§ Collected material
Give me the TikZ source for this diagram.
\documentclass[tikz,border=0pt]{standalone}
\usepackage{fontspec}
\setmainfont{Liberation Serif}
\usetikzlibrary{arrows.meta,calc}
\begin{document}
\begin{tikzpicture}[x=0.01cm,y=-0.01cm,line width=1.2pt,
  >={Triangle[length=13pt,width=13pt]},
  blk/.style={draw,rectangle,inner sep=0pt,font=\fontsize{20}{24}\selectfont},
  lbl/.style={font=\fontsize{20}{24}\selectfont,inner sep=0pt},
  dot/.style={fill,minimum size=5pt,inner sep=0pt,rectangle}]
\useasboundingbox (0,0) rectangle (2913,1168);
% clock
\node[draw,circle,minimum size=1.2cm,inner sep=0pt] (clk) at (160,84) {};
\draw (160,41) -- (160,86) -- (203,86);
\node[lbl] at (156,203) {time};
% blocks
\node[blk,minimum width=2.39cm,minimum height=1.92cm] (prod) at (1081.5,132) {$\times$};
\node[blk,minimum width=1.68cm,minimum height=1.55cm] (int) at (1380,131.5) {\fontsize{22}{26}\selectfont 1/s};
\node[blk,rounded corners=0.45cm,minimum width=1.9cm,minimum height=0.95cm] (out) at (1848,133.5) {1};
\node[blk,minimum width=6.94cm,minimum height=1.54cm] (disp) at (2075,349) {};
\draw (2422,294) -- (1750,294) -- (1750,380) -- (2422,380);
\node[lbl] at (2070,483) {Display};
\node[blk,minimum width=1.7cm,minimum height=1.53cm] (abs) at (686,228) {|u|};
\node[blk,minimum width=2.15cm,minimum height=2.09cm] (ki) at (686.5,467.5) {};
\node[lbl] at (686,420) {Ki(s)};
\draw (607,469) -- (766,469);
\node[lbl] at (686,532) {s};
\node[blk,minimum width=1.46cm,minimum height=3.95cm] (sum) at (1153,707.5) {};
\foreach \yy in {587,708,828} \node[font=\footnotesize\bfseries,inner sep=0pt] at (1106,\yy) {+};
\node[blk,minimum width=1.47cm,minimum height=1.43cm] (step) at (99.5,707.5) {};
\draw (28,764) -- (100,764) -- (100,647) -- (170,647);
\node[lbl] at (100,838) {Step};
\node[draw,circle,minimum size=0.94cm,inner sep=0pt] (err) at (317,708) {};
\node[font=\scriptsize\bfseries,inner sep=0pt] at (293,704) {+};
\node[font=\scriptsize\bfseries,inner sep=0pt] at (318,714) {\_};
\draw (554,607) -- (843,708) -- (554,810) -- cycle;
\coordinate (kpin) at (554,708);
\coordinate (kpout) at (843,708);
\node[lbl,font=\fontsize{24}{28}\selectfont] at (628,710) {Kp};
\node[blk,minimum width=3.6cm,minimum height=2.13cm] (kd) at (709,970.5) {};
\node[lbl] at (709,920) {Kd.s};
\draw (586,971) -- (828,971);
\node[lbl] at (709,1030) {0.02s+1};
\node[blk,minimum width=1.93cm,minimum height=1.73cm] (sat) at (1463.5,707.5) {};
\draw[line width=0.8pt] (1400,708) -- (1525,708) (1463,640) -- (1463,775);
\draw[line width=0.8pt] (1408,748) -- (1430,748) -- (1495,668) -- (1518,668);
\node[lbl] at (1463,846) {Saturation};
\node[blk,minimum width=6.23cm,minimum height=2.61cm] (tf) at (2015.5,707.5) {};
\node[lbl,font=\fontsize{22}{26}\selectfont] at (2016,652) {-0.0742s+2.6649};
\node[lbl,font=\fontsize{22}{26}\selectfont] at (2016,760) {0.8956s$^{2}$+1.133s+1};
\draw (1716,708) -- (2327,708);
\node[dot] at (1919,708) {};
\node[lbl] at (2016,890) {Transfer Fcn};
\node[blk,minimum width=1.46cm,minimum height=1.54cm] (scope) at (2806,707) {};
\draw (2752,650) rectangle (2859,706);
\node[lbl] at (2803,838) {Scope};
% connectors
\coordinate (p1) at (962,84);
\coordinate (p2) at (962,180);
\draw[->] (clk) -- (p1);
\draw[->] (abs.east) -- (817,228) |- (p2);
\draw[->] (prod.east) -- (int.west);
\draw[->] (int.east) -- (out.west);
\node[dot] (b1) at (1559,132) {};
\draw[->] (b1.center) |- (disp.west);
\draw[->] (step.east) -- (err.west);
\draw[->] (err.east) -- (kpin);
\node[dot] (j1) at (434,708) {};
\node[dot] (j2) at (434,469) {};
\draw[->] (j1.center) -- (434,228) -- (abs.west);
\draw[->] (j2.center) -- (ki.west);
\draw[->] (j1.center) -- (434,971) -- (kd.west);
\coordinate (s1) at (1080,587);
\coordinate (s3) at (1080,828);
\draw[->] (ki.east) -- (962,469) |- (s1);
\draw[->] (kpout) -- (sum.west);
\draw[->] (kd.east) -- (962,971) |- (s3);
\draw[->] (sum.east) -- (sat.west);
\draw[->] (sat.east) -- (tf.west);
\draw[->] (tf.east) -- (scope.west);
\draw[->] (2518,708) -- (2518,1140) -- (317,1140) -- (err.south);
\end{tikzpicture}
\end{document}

§ Your goal
Go back to the listing above and please repeat it exactly.

§ Problem solution
Give me the TikZ source for this diagram.
\documentclass[tikz,border=0pt]{standalone}
\usepackage{fontspec}
\setmainfont{Liberation Serif}
\usetikzlibrary{arrows.meta,calc}
\begin{document}
\begin{tikzpicture}[x=0.01cm,y=-0.01cm,line width=1.2pt,
  >={Triangle[length=13pt,width=13pt]},
  blk/.style={draw,rectangle,inner sep=0pt,font=\fontsize{20}{24}\selectfont},
  lbl/.style={font=\fontsize{20}{24}\selectfont,inner sep=0pt},
  dot/.style={fill,minimum size=5pt,inner sep=0pt,rectangle}]
\useasboundingbox (0,0) rectangle (2913,1168);
% clock
\node[draw,circle,minimum size=1.2cm,inner sep=0pt] (clk) at (160,84) {};
\draw (160,41) -- (160,86) -- (203,86);
\node[lbl] at (156,203) {time};
% blocks
\node[blk,minimum width=2.39cm,minimum height=1.92cm] (prod) at (1081.5,132) {$\times$};
\node[blk,minimum width=1.68cm,minimum height=1.55cm] (int) at (1380,131.5) {\fontsize{22}{26}\selectfont 1/s};
\node[blk,rounded corners=0.45cm,minimum width=1.9cm,minimum height=0.95cm] (out) at (1848,133.5) {1};
\node[blk,minimum width=6.94cm,minimum height=1.54cm] (disp) at (2075,349) {};
\draw (2422,294) -- (1750,294) -- (1750,380) -- (2422,380);
\node[lbl] at (2070,483) {Display};
\node[blk,minimum width=1.7cm,minimum height=1.53cm] (abs) at (686,228) {|u|};
\node[blk,minimum width=2.15cm,minimum height=2.09cm] (ki) at (686.5,467.5) {};
\node[lbl] at (686,420) {Ki(s)};
\draw (607,469) -- (766,469);
\node[lbl] at (686,532) {s};
\node[blk,minimum width=1.46cm,minimum height=3.95cm] (sum) at (1153,707.5) {};
\foreach \yy in {587,708,828} \node[font=\footnotesize\bfseries,inner sep=0pt] at (1106,\yy) {+};
\node[blk,minimum width=1.47cm,minimum height=1.43cm] (step) at (99.5,707.5) {};
\draw (28,764) -- (100,764) -- (100,647) -- (170,647);
\node[lbl] at (100,838) {Step};
\node[draw,circle,minimum size=0.94cm,inner sep=0pt] (err) at (317,708) {};
\node[font=\scriptsize\bfseries,inner sep=0pt] at (293,704) {+};
\node[font=\scriptsize\bfseries,inner sep=0pt] at (318,714) {\_};
\draw (554,607) -- (843,708) -- (554,810) -- cycle;
\coordinate (kpin) at (554,708);
\coordinate (kpout) at (843,708);
\node[lbl,font=\fontsize{24}{28}\selectfont] at (628,710) {Kp};
\node[blk,minimum width=3.6cm,minimum height=2.13cm] (kd) at (709,970.5) {};
\node[lbl] at (709,920) {Kd.s};
\draw (586,971) -- (828,971);
\node[lbl] at (709,1030) {0.02s+1};
\node[blk,minimum width=1.93cm,minimum height=1.73cm] (sat) at (1463.5,707.5) {};
\draw[line width=0.8pt] (1400,708) -- (1525,708) (1463,640) -- (1463,775);
\draw[line width=0.8pt] (1408,748) -- (1430,748) -- (1495,668) -- (1518,668);
\node[lbl] at (1463,846) {Saturation};
\node[blk,minimum width=6.23cm,minimum height=2.61cm] (tf) at (2015.5,707.5) {};
\node[lbl,font=\fontsize{22}{26}\selectfont] at (2016,652) {-0.0742s+2.6649};
\node[lbl,font=\fontsize{22}{26}\selectfont] at (2016,760) {0.8956s$^{2}$+1.133s+1};
\draw (1716,708) -- (2327,708);
\node[dot] at (1919,708) {};
\node[lbl] at (2016,890) {Transfer Fcn};
\node[blk,minimum width=1.46cm,minimum height=1.54cm] (scope) at (2806,707) {};
\draw (2752,650) rectangle (2859,706);
\node[lbl] at (2803,838) {Scope};
% connectors
\coordinate (p1) at (962,84);
\coordinate (p2) at (962,180);
\draw[->] (clk) -- (p1);
\draw[->] (abs.east) -- (817,228) |- (p2);
\draw[->] (prod.east) -- (int.west);
\draw[->] (int.east) -- (out.west);
\node[dot] (b1) at (1559,132) {};
\draw[->] (b1.center) |- (disp.west);
\draw[->] (step.east) -- (err.west);
\draw[->] (err.east) -- (kpin);
\node[dot] (j1) at (434,708) {};
\node[dot] (j2) at (434,469) {};
\draw[->] (j1.center) -- (434,228) -- (abs.west);
\draw[->] (j2.center) -- (ki.west);
\draw[->] (j1.center) -- (434,971) -- (kd.west);
\coordinate (s1) at (1080,587);
\coordinate (s3) at (1080,828);
\draw[->] (ki.east) -- (962,469) |- (s1);
\draw[->] (kpout) -- (sum.west);
\draw[->] (kd.east) -- (962,971) |- (s3);
\draw[->] (sum.east) -- (sat.west);
\draw[->] (sat.east) -- (tf.west);
\draw[->] (tf.east) -- (scope.west);
\draw[->] (2518,708) -- (2518,1140) -- (317,1140) -- (err.south);
\end{tikzpicture}
\end{document}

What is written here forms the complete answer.